Exhibit 10.2

[Letterhead of World Fuel Services]

August 26, 2011

Re:  Amendment No. 1 to Employment Agreement

Dear Mr. Stebbins,

This letter amends the terms of the Agreement by and between you and World Fuel
Services Corporation (the “Company”), dated March 14, 2008, as it may be amended
from time to time (the “Employment Agreement”).  All capitalized terms used in
this amendment but not otherwise defined herein will have the same meaning as
defined in the Employment Agreement.

You and the Company desire to amend the Employment Agreement to, among other
things, (a) reflect the anticipated change in your title, duties and
responsibilities, (b) enter into a new two-year term and (c) make certain other
changes to your compensation pursuant to the Employment Agreement.  Accordingly,
in accordance with Section 14(a) of the Employment Agreement, the parties hereby
agree to amend the terms of the Employment Agreement as set forth in this
amendment.  This amendment will become effective immediately upon execution by
both parties; provided that, the terms of the Employment Agreement as in effect
prior to execution of this amendment will continue to govern until December 31,
2011, and the terms of the Employment Agreement as amended by this amendment
will govern beginning on January 1, 2012.
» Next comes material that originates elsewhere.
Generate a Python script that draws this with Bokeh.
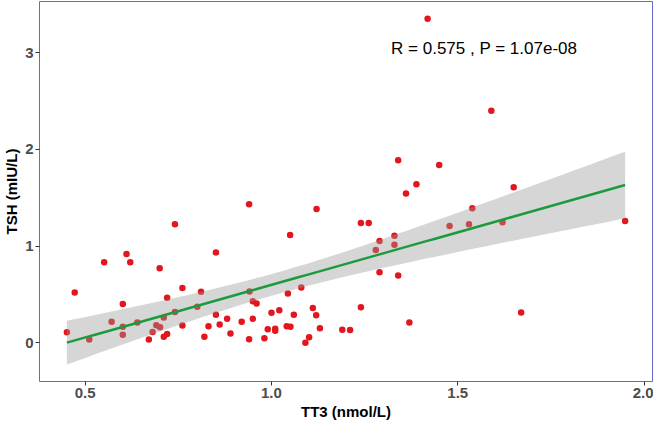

Notwithstanding anything to the contrary set forth in the Employment Agreement
or any other agreement that relates to your employment:

1.  Employment.  You hereby agree that Section 1 of the Employment Agreement is
hereby deleted in its entirety and replaced with the following:

“1.       Employment.  Effective as of January 1, 2012 (the “Amendment Effective
Date”), the Company hereby employs Executive pursuant to the terms and
conditions of this Agreement for a term (the “Amendment Initial Term”),
commencing on the Amendment Effective Date and ending on the second (2nd)
anniversary of the Amendment Effective Date, unless sooner terminated in
accordance with Section 4 hereof.  The Amendment Initial Term shall
automatically renew for successive one (1) year terms (subject to earlier
termination as provided in Section 4 hereof) unless the Company or Executive
provides written notice to the other at least six (6) months prior to the date
on which the Employment Term otherwise would expire of its or his election not
to renew the Employment Term.  The Amendment Initial Term, as it may be extended
pursuant to this Agreement, is sometimes referred to in the Employment Agreement
as the “Employment Term”.  During the Employment Term, Executive shall serve as
the Executive Chairman of the Board of Directors of the Company (the “Board”)
and shall also serve as an officer of the Company.  Executive shall faithfully
and diligently perform all services as may be assigned to him by the Board
consistent with his position, shall report solely to the Board, and shall
exercise such power and authority as may from time to time be delegated to him
by the Board.  During the Employment Term, Executive shall devote the time and
effort reasonably required to fulfill his duties and responsibilities
hereunder.  It shall not be considered a violation of this Agreement for
Executive to serve on corporate, industry, civic or charitable boards or
committees, manage his personal investments, or pursue other professional
ventures, so long as such activities do not interfere with the performance of
Executive’s duties and responsibilities hereunder or otherwise conflict with the
interests of the Company, including, without limitation, as provided in Section
6 hereof.  During the Employment Term, Executive shall be subject to the
Company’s policies on the same basis as other senior executives of the Company.”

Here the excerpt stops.